Set task — Will you write out the data exactly, excluding every picture?

─── Data section ───

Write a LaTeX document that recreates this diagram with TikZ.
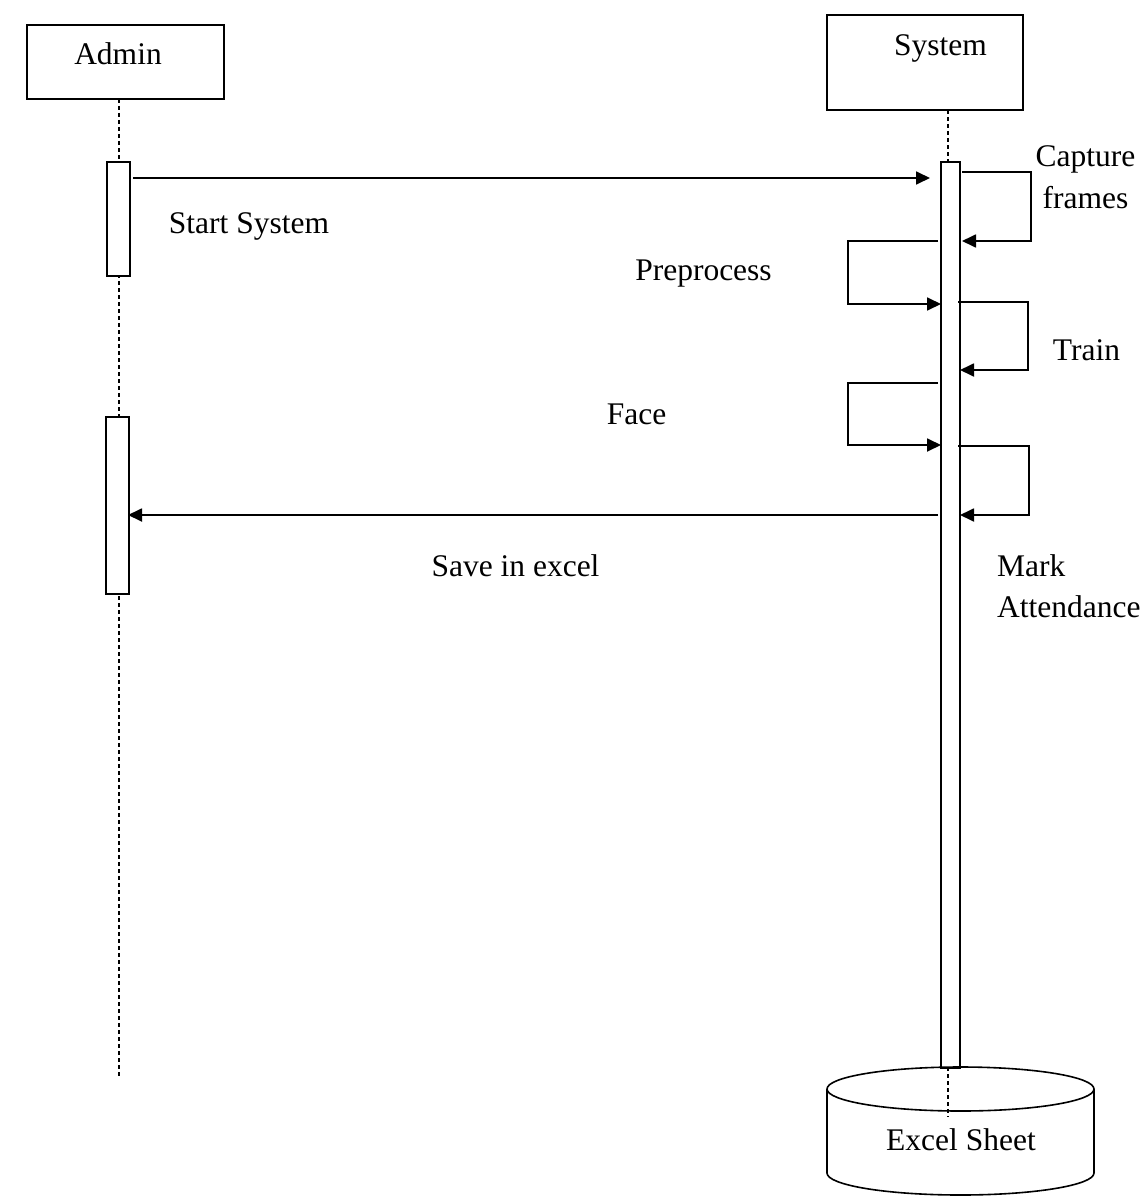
\documentclass[tikz,border=0pt]{standalone}
\usepackage{fontspec}
\setmainfont{Liberation Serif}
\usetikzlibrary{arrows.meta}
\begin{document}
\begin{tikzpicture}[x=1pt,y=-1pt,
  objbox/.style={draw, line width=1.6pt, inner sep=0pt, fill=white},
  actbox/.style={draw, fill=white, line width=1.8pt, inner sep=0pt, anchor=north west},
  life/.style={line width=1.5pt, dash pattern=on 4pt off 3pt},
  msg/.style={line width=1.8pt, -{Triangle[length=14pt,width=13pt]}},
  lbl/.style={font=\fontsize{31.5}{36}\selectfont, inner sep=0pt, anchor=base},
  lbll/.style={lbl, anchor=base west}]
\useasboundingbox (0,0) rectangle (1145,1196);
% objects
\node[objbox, minimum width=197pt, minimum height=74pt] (admin) at (125.5,62) {};
\node[lbl] (adminlbl) at (118,65) {Admin};
\node[objbox, minimum width=196pt, minimum height=95pt] (system) at (925,62.5) {};
\node[lbl] (systemlbl) at (940.5,56) {System};
% lifelines
\coordinate (al1) at (119,99);
\coordinate (al2) at (119,1078);
\draw[life] (al1) -- (al2);
\coordinate (sl1) at (948,110);
\coordinate (sl2) at (948,161);
\draw[life] (sl1) -- (sl2);
% activations
\node[actbox, minimum width=23pt, minimum height=114pt] (a1) at (106,161) {};
\node[actbox, minimum width=23pt, minimum height=177pt] (a2) at (105,416) {};
\node[actbox, minimum width=19pt, minimum height=906pt] (sa) at (940,161) {};
% database cylinder
\draw[line width=1.6pt, fill=white] (827,1089) -- (827,1173)
  arc[start angle=180, end angle=360, x radius=133.5pt, y radius=22pt] -- (1094,1089);
\draw[line width=1.6pt] (960.5,1089) ellipse [x radius=133.5pt, y radius=22pt];
\coordinate (sl3) at (948,1067);
\coordinate (sl4) at (948,1117);
\draw[life] (sl3) -- (sl4);
\node[lbl] (excel) at (961,1150) {Excel Sheet};
% messages
\coordinate (m1a) at (133,178);
\coordinate (m1b) at (930,178);
\draw[msg] (m1a) -- (m1b);
\node[lbl] (startlbl) at (249,233) {Start System};
% capture frames
\coordinate (c1) at (962,172);
\coordinate (c2) at (1031,172);
\coordinate (c3) at (1031,241);
\coordinate (c4) at (962,241);
\draw[msg] (c1) -- (c2) -- (c3) -- (c4);
\node[lbl] (caplbl1) at (1085.5,166.5) {Capture};
\node[lbl] (caplbl2) at (1085.5,208) {frames};
% preprocess
\coordinate (p1) at (938,241);
\coordinate (p2) at (848,241);
\coordinate (p3) at (848,304);
\coordinate (p4) at (941,304);
\draw[msg] (p1) -- (p2) -- (p3) -- (p4);
\node[lbl] (prelbl) at (703.5,280) {Preprocess};
% train
\coordinate (t1) at (958,302);
\coordinate (t2) at (1028,302);
\coordinate (t3) at (1028,370);
\coordinate (t4) at (960,370);
\draw[msg] (t1) -- (t2) -- (t3) -- (t4);
\node[lbl] (trainlbl) at (1086.5,360) {Train};
% face
\coordinate (f1) at (938,383);
\coordinate (f2) at (848,383);
\coordinate (f3) at (848,445);
\coordinate (f4) at (941,445);
\draw[msg] (f1) -- (f2) -- (f3) -- (f4);
\node[lbl] (facelbl) at (636.5,424) {Face};
% mark attendance
\coordinate (k1) at (958,446);
\coordinate (k2) at (1029,446);
\coordinate (k3) at (1029,515);
\coordinate (k4) at (960,515);
\draw[msg] (k1) -- (k2) -- (k3) -- (k4);
\node[lbll] (marklbl1) at (997,576) {Mark};
\node[lbll] (marklbl2) at (997,617) {Attendance};
% save in excel
\coordinate (e1) at (938,515);
\coordinate (e2) at (128,515);
\draw[msg] (e1) -- (e2);
\node[lbl] (savelbl) at (515.5,576) {Save in excel};
\end{tikzpicture}
\end{document}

───

Final result —
Write a LaTeX document that recreates this diagram with TikZ.
\documentclass[tikz,border=0pt]{standalone}
\usepackage{fontspec}
\setmainfont{Liberation Serif}
\usetikzlibrary{arrows.meta}
\begin{document}
\begin{tikzpicture}[x=1pt,y=-1pt,
  objbox/.style={draw, line width=1.6pt, inner sep=0pt, fill=white},
  actbox/.style={draw, fill=white, line width=1.8pt, inner sep=0pt, anchor=north west},
  life/.style={line width=1.5pt, dash pattern=on 4pt off 3pt},
  msg/.style={line width=1.8pt, -{Triangle[length=14pt,width=13pt]}},
  lbl/.style={font=\fontsize{31.5}{36}\selectfont, inner sep=0pt, anchor=base},
  lbll/.style={lbl, anchor=base west}]
\useasboundingbox (0,0) rectangle (1145,1196);
% objects
\node[objbox, minimum width=197pt, minimum height=74pt] (admin) at (125.5,62) {};
\node[lbl] (adminlbl) at (118,65) {Admin};
\node[objbox, minimum width=196pt, minimum height=95pt] (system) at (925,62.5) {};
\node[lbl] (systemlbl) at (940.5,56) {System};
% lifelines
\coordinate (al1) at (119,99);
\coordinate (al2) at (119,1078);
\draw[life] (al1) -- (al2);
\coordinate (sl1) at (948,110);
\coordinate (sl2) at (948,161);
\draw[life] (sl1) -- (sl2);
% activations
\node[actbox, minimum width=23pt, minimum height=114pt] (a1) at (106,161) {};
\node[actbox, minimum width=23pt, minimum height=177pt] (a2) at (105,416) {};
\node[actbox, minimum width=19pt, minimum height=906pt] (sa) at (940,161) {};
% database cylinder
\draw[line width=1.6pt, fill=white] (827,1089) -- (827,1173)
  arc[start angle=180, end angle=360, x radius=133.5pt, y radius=22pt] -- (1094,1089);
\draw[line width=1.6pt] (960.5,1089) ellipse [x radius=133.5pt, y radius=22pt];
\coordinate (sl3) at (948,1067);
\coordinate (sl4) at (948,1117);
\draw[life] (sl3) -- (sl4);
\node[lbl] (excel) at (961,1150) {Excel Sheet};
% messages
\coordinate (m1a) at (133,178);
\coordinate (m1b) at (930,178);
\draw[msg] (m1a) -- (m1b);
\node[lbl] (startlbl) at (249,233) {Start System};
% capture frames
\coordinate (c1) at (962,172);
\coordinate (c2) at (1031,172);
\coordinate (c3) at (1031,241);
\coordinate (c4) at (962,241);
\draw[msg] (c1) -- (c2) -- (c3) -- (c4);
\node[lbl] (caplbl1) at (1085.5,166.5) {Capture};
\node[lbl] (caplbl2) at (1085.5,208) {frames};
% preprocess
\coordinate (p1) at (938,241);
\coordinate (p2) at (848,241);
\coordinate (p3) at (848,304);
\coordinate (p4) at (941,304);
\draw[msg] (p1) -- (p2) -- (p3) -- (p4);
\node[lbl] (prelbl) at (703.5,280) {Preprocess};
% train
\coordinate (t1) at (958,302);
\coordinate (t2) at (1028,302);
\coordinate (t3) at (1028,370);
\coordinate (t4) at (960,370);
\draw[msg] (t1) -- (t2) -- (t3) -- (t4);
\node[lbl] (trainlbl) at (1086.5,360) {Train};
% face
\coordinate (f1) at (938,383);
\coordinate (f2) at (848,383);
\coordinate (f3) at (848,445);
\coordinate (f4) at (941,445);
\draw[msg] (f1) -- (f2) -- (f3) -- (f4);
\node[lbl] (facelbl) at (636.5,424) {Face};
% mark attendance
\coordinate (k1) at (958,446);
\coordinate (k2) at (1029,446);
\coordinate (k3) at (1029,515);
\coordinate (k4) at (960,515);
\draw[msg] (k1) -- (k2) -- (k3) -- (k4);
\node[lbll] (marklbl1) at (997,576) {Mark};
\node[lbll] (marklbl2) at (997,617) {Attendance};
% save in excel
\coordinate (e1) at (938,515);
\coordinate (e2) at (128,515);
\draw[msg] (e1) -- (e2);
\node[lbl] (savelbl) at (515.5,576) {Save in excel};
\end{tikzpicture}
\end{document}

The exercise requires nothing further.